City spokeswoman Megan Snow told The News Tribune this week the city didn't learn of the problem until last month, although she acknowledged illegal dumping has been a recurring issue there.

Such illegal dumping is a regular occurrence in the city. Snow said Environmental Services Solid Waste Management is assigned to remove blight two to three times per week, and route supervisors investigate blight daily.

The city says it doesn't know who did the dumping near Mount Tahoma, so it has no one to fine. Snow said staff who did the cleanup found no hazardous materials at the site. To keep illegal dumping from happening there again, the city is considering installing fencing and boulders to keep people out, she said.

The adjacent property owner, Gary Tatum, bought that vacant parcel next to the city's right of way several years ago, hoping to build a storage facility on what he thought was commercial land. It was his first venture in buying vacant land, and he said it'll be his last.

After the purchase, he found out the property was zoned for single-family housing. That zoning doesn't make sense, Tatum said. There's a car-rental place nearby, and there used to be a loud, bustling furniture plant on that street. The plant burned down in 2012.

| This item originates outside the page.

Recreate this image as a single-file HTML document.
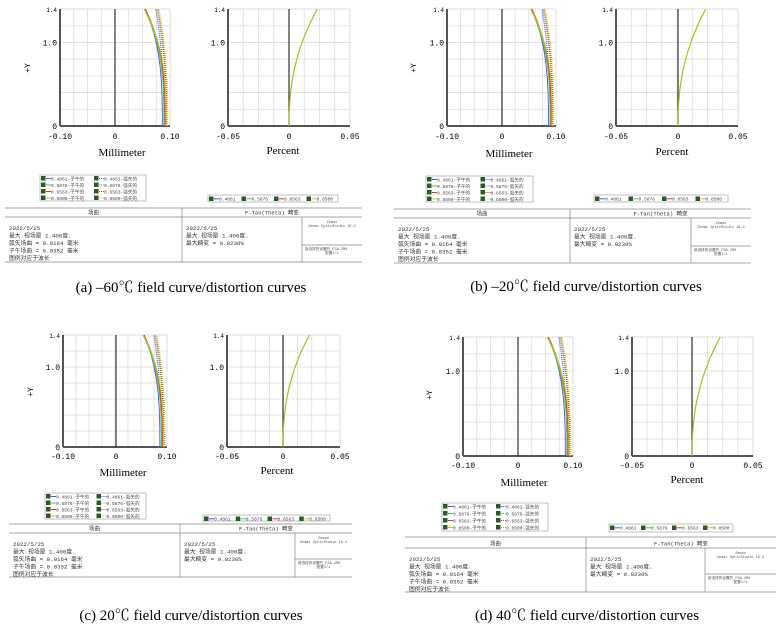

"That is not conducive to putting in single family homes ...," Tatum said. "They could go in there and build another furniture factory there. We were trying to do something along the lines of keeping it commercial-industrial."

Tatum said he's asked the city about having the property rezoned but said even submitting an application for a rezone was prohibitively expensive.

So the property has sat vacant.

The trouble with dumping started not long after the furniture plant burned and its employees stopped coming and going.

"That property is being used by the homeless and has had cars dumped on it. It's been a nuisance," Tatum said, adding that he's paid to have the property cleaned up twice, including paying $200 to have abandoned cars towed away. "It's kind of a no-man's land. I started out with high hopes years ago, and it just kind of petered out, and it's kind of sitting there doing nothing."